Uma das esculturas, no entanto, das mais recentes e de grande formato, parece anunciar nova guinada no trabalho, pretendendo ser, ao mesmo tempo, a grade e o corpo do volume. A ossatura vira pele. Formada por placas de alumínio costuradas, ela constitui um corpo rígido, facetado e geométrico, mas, simultaneamente, a forma derivada das costuras resulta num objeto informe. Aliás, seu ponto de partida é uma massa plástica moldada à mão, informe na origem, que depois é fatiada e desenvolvida em computador até que cada mínimo segmento dessa moldagem se transforme num plano.

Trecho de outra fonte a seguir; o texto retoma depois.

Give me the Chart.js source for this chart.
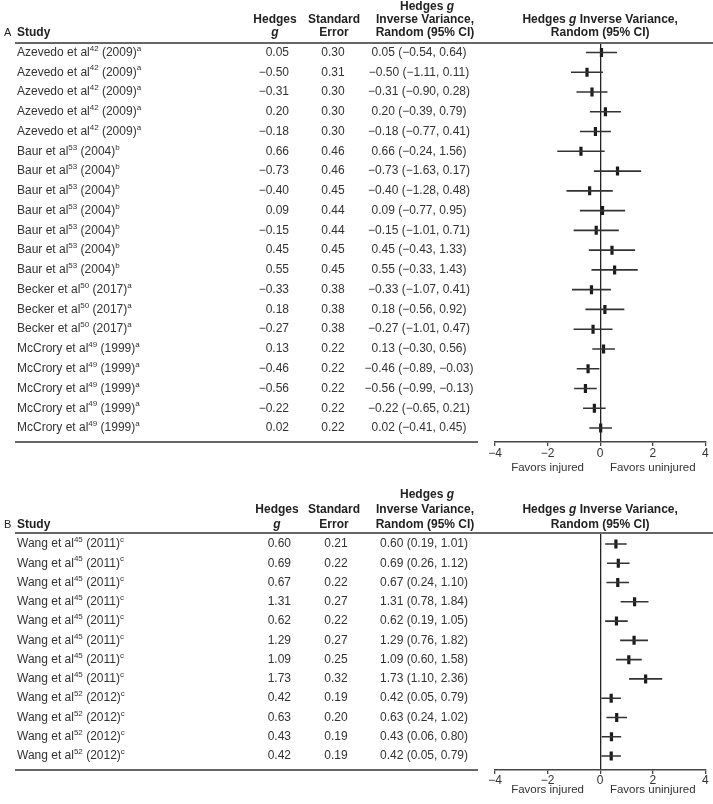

Sofisticado e complexo, o novo procedimento renova o método de Angelo Venosa, unifica as partes esculturais e mesmo conceituais de seu projeto, sem, contudo, perder os fundamentos que sempre cercaram seu pensamento. A ambiguidade que permeia suas operações permanece, e parece surgir ali um novo Bicho, que se assemelha, mas não se reconhece, nas esculturas de Lygia Clark. Sua aparência visivelmente geométrica engendra desvios, irregularidades e um estranho desenrolar dos planos, que descaracterizam a matriz construtiva, numa espécie absurda de simulacro sem modelo.
Outras duas esculturas, também recentes, em acrílico preto e branco, parecem instaurar um procedimento renovador no curso da trajetória. O método continua íntegro: o fatiar digital de um corpo em planos que se superpõem. Dessa vez, entretanto, o resultado da sobreposição tem por objeto, além da subdivisão do todo em camadas, o corte do volume em duas partes distintas, que saem uma da outra, formando um díptico. E mais: pelas cores alternadas do preto e branco, configura-se um objeto de desenho ótico incomum, que novamente remonta à tradição histórica, como à op arte, por exemplo, mas que desarranja inteiramente o planejamento dos efeitos regulares desse movimento. O acaso incide sobre os jogos da sobreposição e o desenho que se forma, mais uma vez, é fruto de uma consciência e de suas derivas.
Venosa diz que as colunas antigas de mármore, que costumava ver na Itália, e também elas fatiadas em diversas cores do material, podem ter estado, inconscientemente, em seu imaginário. As colunas, porém, parecem ter sido derretidas, virado poças, e sua liquefação pode estar ligada tanto à ideia do desmonte do passado, quanto, inversamente, à de sua eterna permanência.
Entre o expressionismo e a geometria, o artesanato e a máquina, entre razão e delírio, Angelo Venosa cria situações fronteiriças que se alternam do fragmento ao todo, do linear ao informe, do lírico ao fantasmático. Obra singular no panorama mundial da escultura contemporânea, seu trabalho tem a capacidade paradoxal de mover-se no terreno da história, mas, sob a perspectiva da crítica e da transformação, de alternar o mundo dos sólidos com os vazios e, sobretudo, de expressar simultaneamente a intensidade das paixões e o recolhimento do silêncio.
Publicado em A febre da matéria, Cosac Naify, São Paulo, 2013.